In 1949 Arthur married June, who survived him. The youngest three of their four children were educated at Marlborough: Tim (C2 1967-72), Elspeth (B1 1972-74) and Peter (LI 1972-77). Tim, who followed his father to St John’s College, Cambridge, was tragically killed in an avalanche in 1982 after completing the first, and still the only, ascent of Kuksar (6943 m) in the Karakoram range of the Himalayas. Arthur and June produced an edition of Tim’s diary of the ascent, republished in 2015 as A Step Too Far.

Arthur’s Common Room colleague and fellow Johnian, Colin Goldsmith (CR 1955-91), has written: “Arthur joined the maths department at Marlborough with a degree in engineering from Cambridge University, some experience in industry and a decade of teaching at two schools. At that time there was an engineering stream in the sixth form here in which boys studied for A levels in maths and physics supplemented by practical tuition in the metal and wood workshops. This was not a soft option and I remember that in one year two boys from this form earned scholarships at Cambridge University. Arthur taught a broad timetable and was naturally particularly valued by the aspiring engineers.

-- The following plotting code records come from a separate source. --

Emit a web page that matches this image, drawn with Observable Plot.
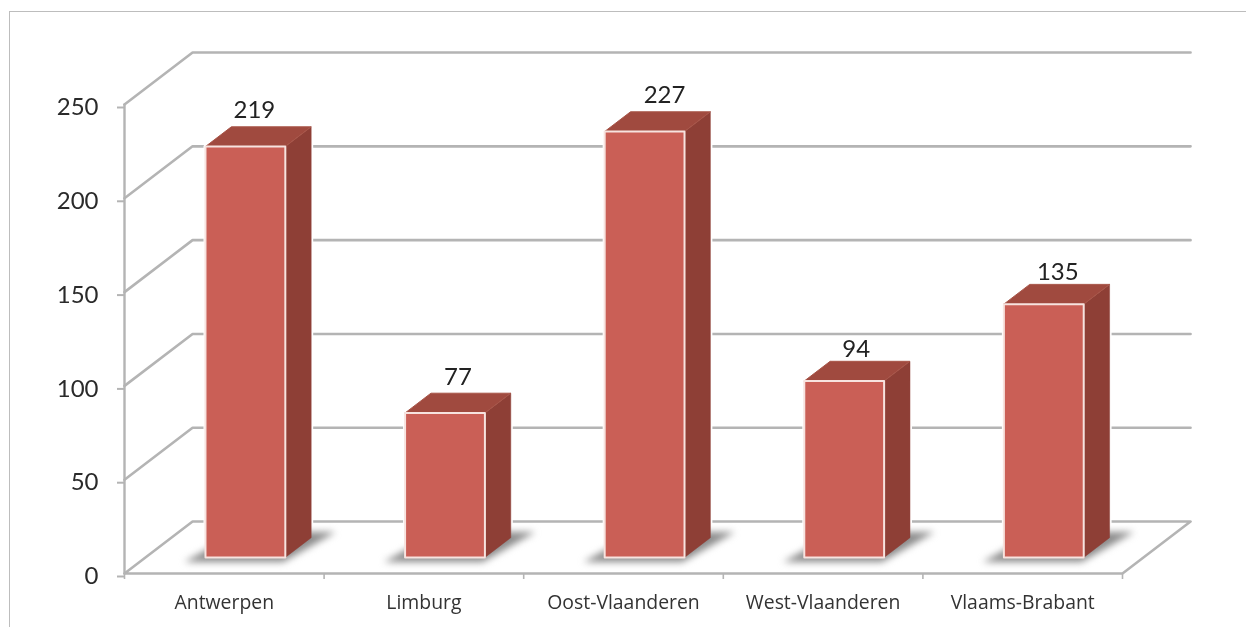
<!DOCTYPE html>
<html>
<head>
<meta charset="utf-8">
<script src="https://cdn.jsdelivr.net/npm/d3@7"></script>
<script src="https://cdn.jsdelivr.net/npm/@observablehq/plot@0.6"></script>
<style>
html,body{margin:0;padding:0;background:#fff;overflow:hidden}
#wrap{position:relative;width:1246px;height:627px;overflow:hidden}
#edge{position:absolute;left:9px;top:11px;width:1300px;height:700px;border-left:1.5px solid #bdbdbd;border-top:1.5px solid #bdbdbd}
#chart{position:absolute;left:0;top:0;filter:blur(0.7px)}
svg{display:block;background:transparent}
</style>
</head>
<body>
<div id="wrap"><div id="edge"></div><div id="chart"></div></div>
<script>
const provinces = ["Antwerpen", "Limburg", "Oost-Vlaanderen", "West-Vlaanderen", "Vlaams-Brabant"];
const counts = [219, 77, 227, 94, 135];
const valueTicks = [0, 50, 100, 150, 200, 250];
const labelShift = [0.045, 0.065, 0.1, 0.06, 0.07];
const labelLift = [0, 0, 0, -2.5, -2.2];

// Oblique projection: a point at category u, value v and depth d (0 front, 1 back)
const DX = 0.341, DY = 27.7;
const P = (u, v, d) => ({x: u + d * DX, y: v + d * DY});
const poly = (id, pts) => pts.concat([pts[0]]).map(p => ({...p, id}));

const n = provinces.length;
const grid = [];
valueTicks.forEach(v => {
  if (v === 0) return;
  grid.push(...[P(0, v, 0), P(0, v, 1), P(n, v, 1)].map(p => ({...p, id: v})));
});
const floor = poly("floor", [P(0, 0, 0), P(n, 0, 0), P(n, 0, 1), P(0, 0, 1)]);
const wall = [P(0, 0, 0), P(0, 250, 0)].map(p => ({...p, id: "wall"}));

const d0 = 0.31, d1 = 0.69, u0 = 0.3, u1 = 0.7;
const shadow = [], front = [], side = [], top_ = [], halo = [];
counts.forEach((v, i) => {
  const a = i + u0, b = i + u1;
  shadow.push(...poly(i, [P(i + 0.225, 0, 0.22), P(i + 0.72, 0, 0.22), P(i + 0.785, 0, 0.8), P(i + 0.3, 0, 0.8)]));
  front.push(...poly(i, [P(a, 0, d0), P(b, 0, d0), P(b, v, d0), P(a, v, d0)]));
  side.push(...poly(i, [P(b, 0, d0), P(b, 0, d1), P(b, v, d1), P(b, v, d0)]));
  top_.push(...poly(i, [P(a, v, d0), P(b, v, d0), P(b, v, d1), P(a, v, d1)]));
  halo.push(...poly(i, [P(a, 0, d0), P(b, 0, d0), P(b, 0, d1), P(b, v, d1), P(a, v, d1), P(a, v, d0)]));
});
const valueLabels = counts.map((v, i) => ({...P(i + 0.5 + labelShift[i], v + labelLift[i], d0), v}));
const catLabels = provinces.map((name, i) => ({x: i + 0.5, name}));

const gridColor = "#b4b4b4";
const font = "Lato, 'Open Sans', sans-serif";
const plot = Plot.plot({
  width: 1246, height: 627,
  marginLeft: 124, marginRight: 124, marginTop: 104, marginBottom: 54,
  style: {background: "transparent", fontFamily: font},
  x: {type: "linear", domain: [0, n]},
  y: {domain: [0, 250]},
  marks: [
    Plot.line(grid, {x: "x", y: "y", z: "id", stroke: gridColor, strokeWidth: 2.6}),
    Plot.line(floor, {x: "x", y: "y", z: "id", stroke: gridColor, strokeWidth: 2.6}),
    Plot.line(wall, {x: "x", y: "y", z: "id", stroke: gridColor, strokeWidth: 2.4}),
    Plot.axisY({ticks: valueTicks, tickSize: 7, tickPadding: 19, tickFormat: d => String(d), label: null,
      stroke: gridColor, strokeWidth: 2, fill: "#2a2a2a", fontSize: 24, fontFamily: font, textAnchor: "end", dy: 3}),
    Plot.axisX({ticks: d3.range(n + 1), tickSize: 6, tickFormat: () => "", label: null,
      stroke: gridColor, strokeWidth: 1.6}),
    Plot.text(catLabels, {x: "x", text: "name", frameAnchor: "bottom", dy: 35, fontSize: 19.4, fill: "#333", fontFamily: "'Open Sans', sans-serif"}),
    Plot.line(halo, {x: "x", y: "y", z: "id", fill: "#fff", stroke: "#fff", strokeWidth: 4}),
    Plot.line(shadow, {x: "x", y: "y", z: "id", fill: "#8c8c8c", stroke: "none", imageFilter: "blur(3.5px)"}),
    Plot.line(side, {x: "x", y: "y", z: "id", fill: "#8e3f36", stroke: "#8e3f36", strokeWidth: 0.5}),
    Plot.line(top_, {x: "x", y: "y", z: "id", fill: "#a04a3f", stroke: "#a85548", strokeWidth: 1}),
    Plot.line(front, {x: "x", y: "y", z: "id", fill: "#ca5f56", stroke: "#f7e3df", strokeWidth: 2}),
    Plot.text(valueLabels, {x: "x", y: "y", text: d => String(d.v), dy: -36, fontSize: 24, fill: "#222", fontFamily: font})
  ]
});
document.getElementById("chart").appendChild(plot);
</script>
</body>
</html>
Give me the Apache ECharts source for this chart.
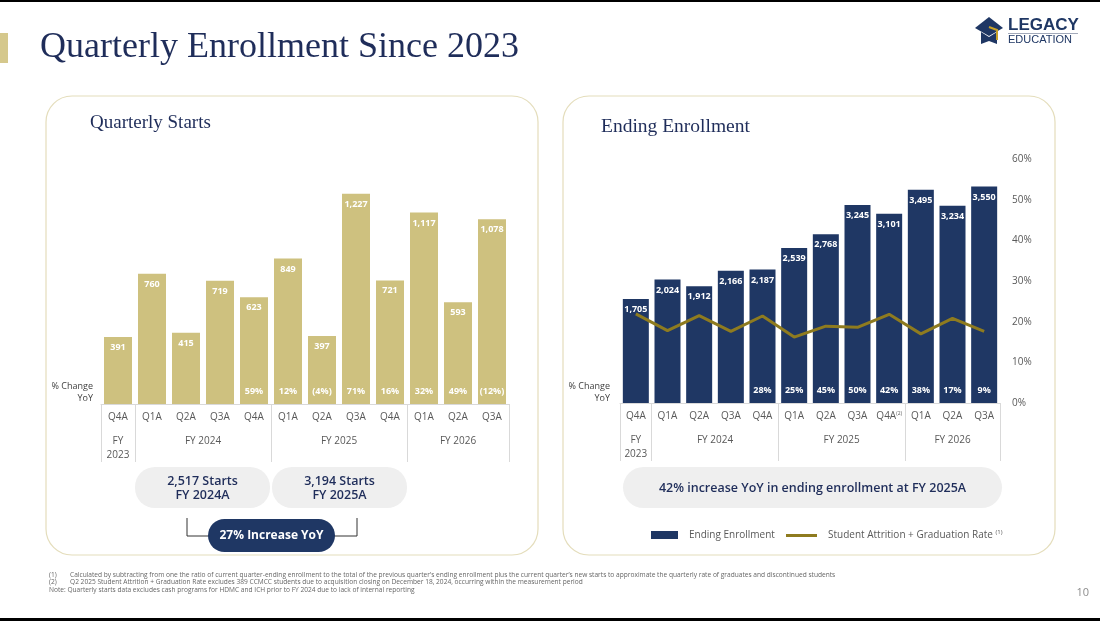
<!DOCTYPE html>
<html>
<head>
<meta charset="utf-8">
<script src="https://cdn.jsdelivr.net/npm/echarts@6/dist/echarts.min.js"></script>
<style>
  html, body { margin: 0; padding: 0; background: #fff; }
  #chart { width: 1100px; height: 621px; }
</style>
</head>
<body>
<div id="chart"></div>
<script>
// data
var quarters = ['Q4A', 'Q1A', 'Q2A', 'Q3A', 'Q4A', 'Q1A', 'Q2A', 'Q3A', 'Q4A', 'Q1A', 'Q2A', 'Q3A'];
var fiscalYears = ['FY\n2023', 'FY 2024', 'FY 2024', 'FY 2024', 'FY 2024', 'FY 2025', 'FY 2025', 'FY 2025', 'FY 2025', 'FY 2026', 'FY 2026', 'FY 2026'];
var starts = [391, 760, 415, 719, 623, 849, 397, 1227, 721, 1117, 593, 1078];
var startsYoY = ['', '', '', '', '59%', '12%', '(4%)', '71%', '16%', '32%', '49%', '(12%)'];
var enrollment = [1705, 2024, 1912, 2166, 2187, 2539, 2768, 3245, 3101, 3495, 3234, 3550];
var enrollmentYoY = ['', '', '', '', '28%', '25%', '45%', '50%', '42%', '38%', '17%', '9%'];
var enrollmentNotes = ['', '', '', '', '', '', '', '', '(2)', '', '', ''];
var attritionRate = [21.9, 17.8, 21.5, 17.6, 21.4, 16.2, 18.9, 18.6, 21.8, 17.0, 20.8, 17.6];

var NAVY = '#1F3764';
var GOLD = '#CEC17F';
var OLIVE = '#8E7B1F';
var GRAYTXT = '#595959';
var LINE = '#D9D9D9';
var FONT = '"Open Sans", "Noto Sans", sans-serif';
var SERIF = '"Liberation Serif", "DejaVu Serif", serif';
var NOTE = '6.6px ' + FONT;

// fiscal year runs -> separators and centred group labels
var groups = [];
fiscalYears.forEach(function (fy, i) {
  var g = groups[groups.length - 1];
  if (g && g.name === fy) g.end = i;
  else groups.push({ name: fy, start: i, end: i });
});
var groupStarts = groups.map(function (g) { return g.start; });

function groupLabel(v) {
  for (var i = 0; i < groups.length; i++) {
    if ((groups[i].start + groups[i].end) / 2 === v) return groups[i].name;
  }
  return '';
}
function fmt(p) { return p.value.toLocaleString('en-US'); }

function quarterAxis(gridIndex, notes) {
  return {
    type: 'category', gridIndex: gridIndex, data: quarters,
    axisLine: { lineStyle: { color: LINE, width: 1 } },
    axisTick: {
      show: true, length: 58, lineStyle: { color: LINE },
      interval: function (index) { return groupStarts.indexOf(index) >= 0; }
    },
    axisLabel: {
      interval: 0, margin: 8, color: GRAYTXT, fontFamily: FONT, fontSize: 10,
      formatter: function (v, i) {
        return notes && notes[i] ? v + '{sup|' + notes[i] + '}' : v;
      },
      rich: { sup: { fontSize: 5, color: GRAYTXT, fontFamily: FONT, verticalAlign: 'top', padding: [0, 0, 5, 0] } }
    }
  };
}
function fyAxis(gridIndex) {
  return {
    type: 'value', gridIndex: gridIndex, position: 'bottom',
    min: -0.5, max: quarters.length - 0.5, interval: 0.5,
    axisLine: { show: false }, axisTick: { show: false }, splitLine: { show: false },
    axisLabel: {
      margin: 30, color: GRAYTXT, fontFamily: FONT, fontSize: 10, lineHeight: 14,
      showMinLabel: true, showMaxLabel: true, formatter: groupLabel
    }
  };
}

var valueLabel = {
  show: true, position: 'insideTop', distance: 6, color: '#fff',
  fontFamily: FONT, fontWeight: 'bold', fontSize: 9, formatter: fmt
};
function yoyLabel(arr) {
  return {
    show: true, position: 'insideBottom', distance: 8, color: '#fff',
    fontFamily: FONT, fontWeight: 'bold', fontSize: 9,
    formatter: function (p) { return arr[p.dataIndex]; }
  };
}
var legendText = {
  fontFamily: FONT, fontSize: 10, color: GRAYTXT, padding: [0, 0, 0, 6],
  rich: { sup: { fontSize: 6, color: GRAYTXT, fontFamily: FONT, verticalAlign: 'top', padding: [0, 0, 6, 0] } }
};

var option = {
  animation: false,
  backgroundColor: '#fff',
  grid: [
    { left: 101, top: 164, width: 408, height: 240 },
    { left: 620, top: 159, width: 380, height: 244 }
  ],
  xAxis: [quarterAxis(0), fyAxis(0), quarterAxis(1, enrollmentNotes), fyAxis(1)],
  yAxis: [
    { type: 'value', gridIndex: 0, min: 0, max: 1400, show: false },
    { type: 'value', gridIndex: 1, min: 0, max: 4000, show: false },
    {
      type: 'value', gridIndex: 1, position: 'right', min: 0, max: 60, interval: 10,
      axisLine: { show: false }, axisTick: { show: false }, splitLine: { show: false },
      axisLabel: { margin: 12, color: GRAYTXT, fontFamily: FONT, fontSize: 10, formatter: '{value}%' }
    }
  ],
  legend: [
    {
      left: 651, top: 530, padding: 0, itemWidth: 27, itemHeight: 8, selectedMode: false,
      data: [{ name: 'Ending Enrollment', icon: 'rect' }], textStyle: legendText
    },
    {
      left: 786, top: 529.5, padding: 0, itemWidth: 31, itemHeight: 3, selectedMode: false,
      data: [{ name: 'Student Attrition + Graduation Rate', icon: 'rect' }], textStyle: legendText,
      formatter: function (n) { return n + ' {sup|(1)}'; }
    }
  ],
  series: [
    {
      name: 'Quarterly Starts', type: 'bar', xAxisIndex: 0, yAxisIndex: 0, data: starts,
      barWidth: 28, itemStyle: { color: GOLD }, label: valueLabel, z: 2
    },
    {
      type: 'bar', xAxisIndex: 0, yAxisIndex: 0, data: starts, barWidth: 28, barGap: '-100%',
      itemStyle: { color: 'rgba(0,0,0,0)' }, label: yoyLabel(startsYoY), silent: true, z: 3
    },
    {
      name: 'Ending Enrollment', type: 'bar', xAxisIndex: 2, yAxisIndex: 1, data: enrollment,
      barWidth: 26, itemStyle: { color: NAVY }, label: valueLabel, z: 2
    },
    {
      type: 'bar', xAxisIndex: 2, yAxisIndex: 1, data: enrollment, barWidth: 26, barGap: '-100%',
      itemStyle: { color: 'rgba(0,0,0,0)' }, label: yoyLabel(enrollmentYoY), silent: true, z: 3
    },
    {
      name: 'Student Attrition + Graduation Rate', type: 'line', xAxisIndex: 2, yAxisIndex: 2,
      data: attritionRate, symbol: 'none', lineStyle: { color: OLIVE, width: 3 },
      itemStyle: { color: OLIVE }, z: 6
    }
  ],
  graphic: [
    // slide frame
    { type: 'rect', shape: { x: 0, y: 0, width: 1100, height: 2 }, style: { fill: '#000' } },
    { type: 'rect', shape: { x: 0, y: 618, width: 1100, height: 3 }, style: { fill: '#000' } },
    { type: 'rect', shape: { x: 0, y: 33, width: 8, height: 30 }, style: { fill: '#D5C88C' } },
    { type: 'text', x: 40, y: 48, style: { text: 'Quarterly Enrollment Since 2023', font: '36px ' + SERIF, fill: '#1F2D5A', verticalAlign: 'middle' } },
    // logo
    { type: 'polygon', shape: { points: [[975, 28], [989, 17], [1003, 28], [989, 36]] }, style: { fill: NAVY } },
    { type: 'polygon', shape: { points: [[981, 32], [989, 37], [997, 32], [997, 44], [989, 41], [981, 44]] }, style: { fill: NAVY } },
    { type: 'polyline', shape: { points: [[989, 27], [997, 30], [997, 40]] }, style: { stroke: '#C9A227', lineWidth: 2, fill: null } },
    { type: 'text', x: 1008, y: 25, style: { text: 'LEGACY', font: 'bold 17px "Liberation Sans", sans-serif', fill: NAVY, verticalAlign: 'middle' } },
    { type: 'line', shape: { x1: 1008, y1: 33.5, x2: 1078, y2: 33.5 }, style: { stroke: '#8C94A8', lineWidth: 0.8 } },
    { type: 'text', x: 1008, y: 40, style: { text: 'EDUCATION', font: '11px "Liberation Sans", sans-serif', fill: NAVY, verticalAlign: 'middle' } },
    // panels
    { type: 'rect', shape: { x: 46, y: 96, width: 492, height: 459, r: 26 }, style: { fill: null, stroke: '#E4DDBB', lineWidth: 1.2 } },
    { type: 'rect', shape: { x: 563, y: 96, width: 492, height: 459, r: 26 }, style: { fill: null, stroke: '#E4DDBB', lineWidth: 1.2 } },
    { type: 'text', x: 90, y: 123, style: { text: 'Quarterly Starts', font: '19px ' + SERIF, fill: '#1F2D5A', verticalAlign: 'middle' } },
    { type: 'text', x: 601, y: 127, style: { text: 'Ending Enrollment', font: '19.5px ' + SERIF, fill: '#1F2D5A', verticalAlign: 'middle' } },
    { type: 'text', x: 93, y: 392, style: { text: '% Change\nYoY', font: '9px ' + FONT, lineHeight: 12, fill: '#404040', align: 'right', verticalAlign: 'middle' } },
    { type: 'text', x: 610, y: 392, style: { text: '% Change\nYoY', font: '9px ' + FONT, lineHeight: 12, fill: '#404040', align: 'right', verticalAlign: 'middle' } },
    // left summary pills
    { type: 'rect', shape: { x: 135, y: 467, width: 135, height: 41, r: 20 }, style: { fill: '#EFEFEF' } },
    { type: 'text', x: 202.5, y: 488, style: { text: '2,517 Starts\nFY 2024A', font: '600 12.5px ' + FONT, lineHeight: 14, fill: '#1F2D5A', align: 'center', verticalAlign: 'middle' } },
    { type: 'rect', shape: { x: 272, y: 467, width: 135, height: 41, r: 20 }, style: { fill: '#EFEFEF' } },
    { type: 'text', x: 339.5, y: 488, style: { text: '3,194 Starts\nFY 2025A', font: '600 12.5px ' + FONT, lineHeight: 14, fill: '#1F2D5A', align: 'center', verticalAlign: 'middle' } },
    { type: 'polyline', shape: { points: [[187, 518], [187, 536], [210, 536]] }, style: { stroke: '#333', lineWidth: 1, fill: null } },
    { type: 'polyline', shape: { points: [[333, 536], [357, 536], [357, 518]] }, style: { stroke: '#333', lineWidth: 1, fill: null } },
    { type: 'rect', shape: { x: 208, y: 519, width: 127, height: 33, r: 16.5 }, style: { fill: NAVY } },
    { type: 'text', x: 271.5, y: 535.5, style: { text: '27% Increase YoY', font: 'bold 12px ' + FONT, fill: '#fff', align: 'center', verticalAlign: 'middle' } },
    // right summary pill
    { type: 'rect', shape: { x: 623, y: 467, width: 379, height: 41, r: 20.5 }, style: { fill: '#EFEFEF' } },
    { type: 'text', x: 812.5, y: 488, style: { text: '42% increase YoY in ending enrollment at FY 2025A', font: '600 12.5px ' + FONT, fill: '#1F2D5A', align: 'center', verticalAlign: 'middle' } },
    // footnotes
    { type: 'text', x: 49, y: 575, style: { text: '(1)', font: NOTE, fill: '#666', verticalAlign: 'middle' } },
    { type: 'text', x: 70, y: 575, style: { text: 'Calculated by subtracting from one the ratio of current quarter-ending enrollment to the total of the previous quarter\u2019s ending enrollment plus the current quarter\u2019s new starts to approximate the quarterly rate of graduates and discontinued students', font: NOTE, fill: '#666', verticalAlign: 'middle' } },
    { type: 'text', x: 49, y: 582.5, style: { text: '(2)', font: NOTE, fill: '#666', verticalAlign: 'middle' } },
    { type: 'text', x: 70, y: 582.5, style: { text: 'Q2 2025 Student Attrition + Graduation Rate excludes 389 CCMCC students due to acquisition closing on December 18, 2024, occurring within the measurement period', font: NOTE, fill: '#666', verticalAlign: 'middle' } },
    { type: 'text', x: 49, y: 590, style: { text: 'Note: Quarterly starts data excludes cash programs for HDMC and ICH prior to FY 2024 due to lack of internal reporting', font: NOTE, fill: '#666', verticalAlign: 'middle' } },
    { type: 'text', x: 1089, y: 593, style: { text: '10', font: '11px ' + FONT, fill: '#8C8C8C', align: 'right', verticalAlign: 'middle' } }
  ]
};

var chart = echarts.init(document.getElementById('chart'), null, { renderer: 'canvas' });
chart.setOption(option);
</script>
</body>
</html>
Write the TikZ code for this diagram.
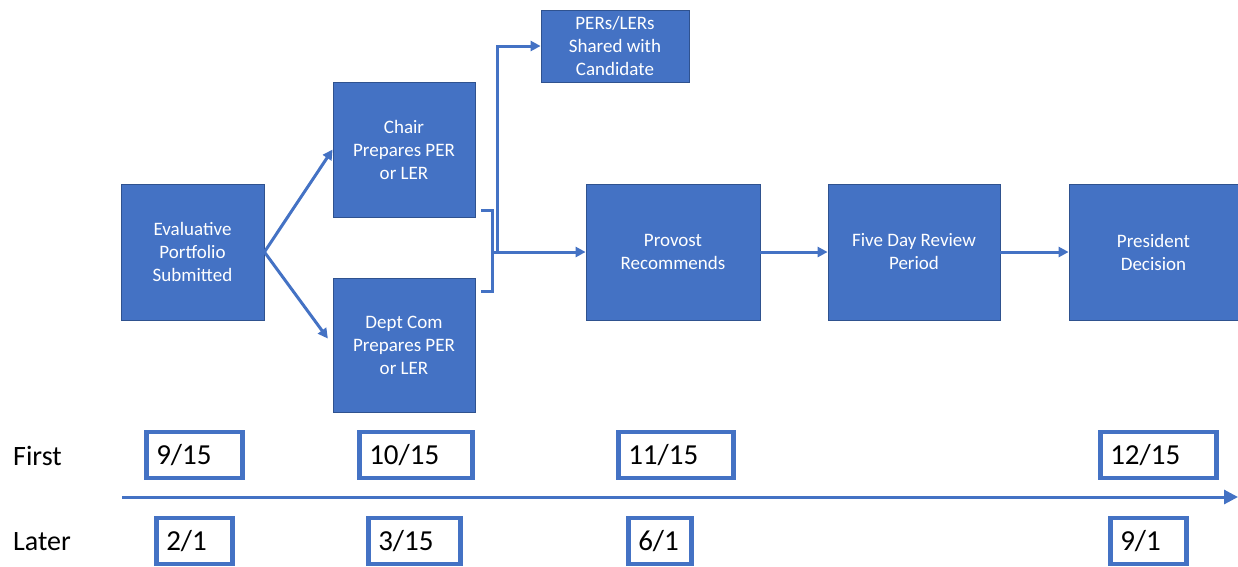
\documentclass[tikz,border=0pt]{standalone}
\usepackage{fontspec}
\setmainfont{Carlito}
\usetikzlibrary{arrows.meta}
\definecolor{boxblue}{HTML}{4472C4}
\definecolor{edgeblue}{HTML}{2F528F}
\tikzset{
  stage/.style={draw=edgeblue, line width=0.8pt, fill=boxblue, text=white,
    align=center, inner sep=0pt, font=\fontsize{19}{23}\selectfont},
  flow/.style={draw=boxblue, line width=3pt, -{Triangle[length=10pt,width=10pt]}},
  bracket/.style={draw=boxblue, line width=3pt},
  datebox/.style={draw=boxblue, line width=4.5pt, fill=white, anchor=west,
    minimum height=46pt, inner xsep=10pt, inner ysep=0pt, align=left,
    font=\fontsize{29}{32}\selectfont},
  rowlabel/.style={anchor=west, inner sep=0pt, font=\fontsize{28}{30}\selectfont}
}
\begin{document}
\begin{tikzpicture}[x=1pt,y=-1pt]
      \useasboundingbox (0,0) rectangle (1238,566);
      \node[stage, minimum width=143pt, minimum height=136pt] (eval) at (192.5,252) {Evaluative\\Portfolio\\Submitted};
      \node[stage, minimum width=142pt, minimum height=135pt] (chair) at (404,149.5) {Chair\\Prepares PER\\or LER};
      \node[stage, minimum width=142pt, minimum height=134pt] (dept) at (404,345) {Dept Com\\Prepares PER\\or LER};
      \node[stage, minimum width=148pt, minimum height=72pt] (shared) at (615,46) {PERs/LERs\\Shared with\\Candidate};
      \node[stage, minimum width=174pt, minimum height=136pt] (provost) at (673,252) {Provost\\Recommends};
      \node[stage, minimum width=172pt, minimum height=136pt] (review) at (914,252) {Five Day Review\\Period};
      \node[stage, minimum width=169pt, minimum height=136pt] (president) at (1153.5,252) {President\\Decision};
      \coordinate (join) at (492,252);
      \coordinate (start) at (122,497);
      \coordinate (end) at (1238,497);
      \begin{scope}
        \draw[flow] (eval.east) -- (chair.west);
        \draw[flow, shorten >=8pt] (eval.east) -- (dept.west);
        \draw[bracket] ([xshift=6pt,yshift=7pt]chair.south east) -| (join) |- ([xshift=6pt,yshift=-14pt]dept.north east);
        \draw[flow] (join) -- (provost.west);
        \draw[flow] ([xshift=5pt]join) |- (shared.west);
        \draw[flow] (provost.east) -- (review.west);
        \draw[flow] (review.east) -- (president.west);
        \draw[flow, -{Triangle[length=14pt,width=14pt]}] (start) -- (end);
      \end{scope}
      \node[rowlabel] (first) at (13,456) {First};
      \node[rowlabel] (later) at (13,542) {Later};
      \node[datebox, text width=76pt] (f1) at (144,455) {9/15};
      \node[datebox, text width=93pt] (f2) at (357,455) {10/15};
      \node[datebox, text width=95pt] (f3) at (616,455) {11/15};
      \node[datebox, text width=96pt] (f4) at (1098,455) {12/15};
      \node[datebox, text width=56pt] (l1) at (154,541) {2/1};
      \node[datebox, text width=72pt] (l2) at (366,541) {3/15};
      \node[datebox, text width=43pt] (l3) at (626,541) {6/1};
      \node[datebox, text width=56pt] (l4) at (1108,541) {9/1};
    \end{tikzpicture}
\end{document}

We lived next to each other for five years when our children (9 in total) were of school age. On one Boxing Day morning, Arthur and I set up with John Keighley (CR 1956-88) an informal hockey game on the tarmac alongside the College armoury. Our children were probably aged 5 to 12 on that day. Hockey games were played on the next 25 Boxing Day mornings (except when there was snow on the ground!). We moved to Maples when the first all-weather pitch was made and many other families joined in. In the final year, there was a full-blooded game on Maples with the core players now aged about 30 while I organised a relaxed game on the second all-weather pitch for parents, grandparents and children too young or vulnerable for the main game.”